— start —
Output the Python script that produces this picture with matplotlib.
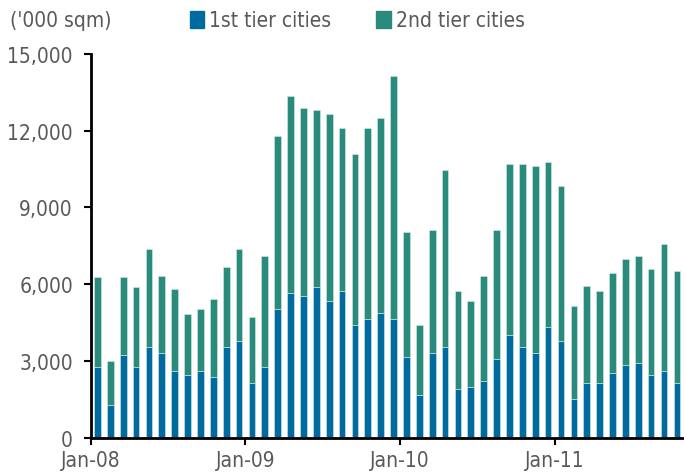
import numpy as np
import matplotlib
matplotlib.use("Agg")
import matplotlib.pyplot as plt
from matplotlib import font_manager as fm
from matplotlib.patches import Patch

# pick a narrow sans face if one is around
narrow = [f for f in fm.fontManager.ttflist
          if f.style == 'normal' and f.weight in (400, 'normal', 'regular')
          and ('Narrow' in f.name or 'Condensed' in f.name
               or 'condensed' in str(f.stretch))]
if narrow:
    plt.rcParams['font.family'] = [narrow[0].name, 'DejaVu Sans']
    plt.rcParams['font.stretch'] = narrow[0].stretch
else:
    plt.rcParams['font.family'] = ['DejaVu Sans']

# monthly land sales, Jan-08 .. Oct-11 ('000 sqm)
tier1 = [2760, 1270, 3220, 2760, 3540, 3300, 2600, 2440, 2600, 2370, 3540, 3770,
         2130, 2760, 5020, 5640, 5560, 5880, 5330, 5720, 4390, 4630, 4860, 4630,
         3150, 1660, 3300, 3540, 1900, 1980, 2210, 3070, 4000, 3540, 3300, 4320,
         3770, 1510, 2130, 2130, 2520, 2830, 2910, 2440, 2600, 2130]
total = [6270, 3000, 6270, 5880, 7360, 6340, 5800, 4850, 5030, 5420, 6660, 7360,
         4720, 7110, 11790, 13340, 12880, 12800, 12650, 12120, 11090, 12120, 12490, 14140,
         8050, 4390, 8110, 10480, 5720, 5330, 6340, 8110, 10700, 10700, 10620, 10780,
         9850, 5160, 5950, 5720, 6420, 6970, 7110, 6580, 7590, 6500]
tier2 = [t - a for t, a in zip(total, tier1)]
year_labels = ['Jan-08', 'Jan-09', 'Jan-10', 'Jan-11']

blue = '#006b9f'
teal = '#2a8b7d'
grey = '#595959'

fig = plt.figure(figsize=(6.84, 4.77), dpi=100)
ax = fig.add_axes([0.133, 0.08, 0.866, 0.805])

x = np.arange(len(tier1)) + 0.5
ax.bar(x, tier1, width=0.52, color=blue, edgecolor='#d4ebe6', linewidth=0.4)
ax.bar(x, tier2, width=0.52, bottom=tier1, color=teal, edgecolor='#d4ebe6', linewidth=0.4)

ax.set_xlim(0, len(tier1))
ax.set_ylim(0, 15000)
ax.set_yticks(range(0, 15001, 3000))
ax.set_yticklabels([f'{v:,}' for v in range(0, 15001, 3000)])
ax.set_xticks([0, 12, 24, 36])
ax.set_xticklabels(year_labels)

for side in ['top', 'right']:
    ax.spines[side].set_visible(False)
for side in ['left', 'bottom']:
    ax.spines[side].set_linewidth(2)
ax.tick_params(axis='both', colors='black', labelcolor=grey, labelsize=15,
               width=1.5, length=5, direction='out')
ax.tick_params(axis='y', pad=8)

fig.text(0.014, 0.955, "('000 sqm)", fontsize=15, color=grey, va='center')
handles = [Patch(color=blue, label='1st tier cities'),
           Patch(color=teal, label='2nd tier cities')]
fig.legend(handles=handles, loc='center left', bbox_to_anchor=(0.262, 0.955),
           ncol=2, frameon=False, fontsize=15, labelcolor=grey,
           handlelength=0.7, handleheight=0.9, handletextpad=0.25,
           columnspacing=2.15, borderpad=0)

fig.savefig('out.png', dpi=100)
— end —
# [WHAT THIS TASK INVOLVES]
Only the lines from the start of the material through the line containing "from matplotlib.patches import Patch" should be transcribed. Pictures stay out.

# [THE RESPONSE]
Output the Python script that produces this picture with matplotlib.
import numpy as np
import matplotlib
matplotlib.use("Agg")
import matplotlib.pyplot as plt
from matplotlib import font_manager as fm
from matplotlib.patches import Patch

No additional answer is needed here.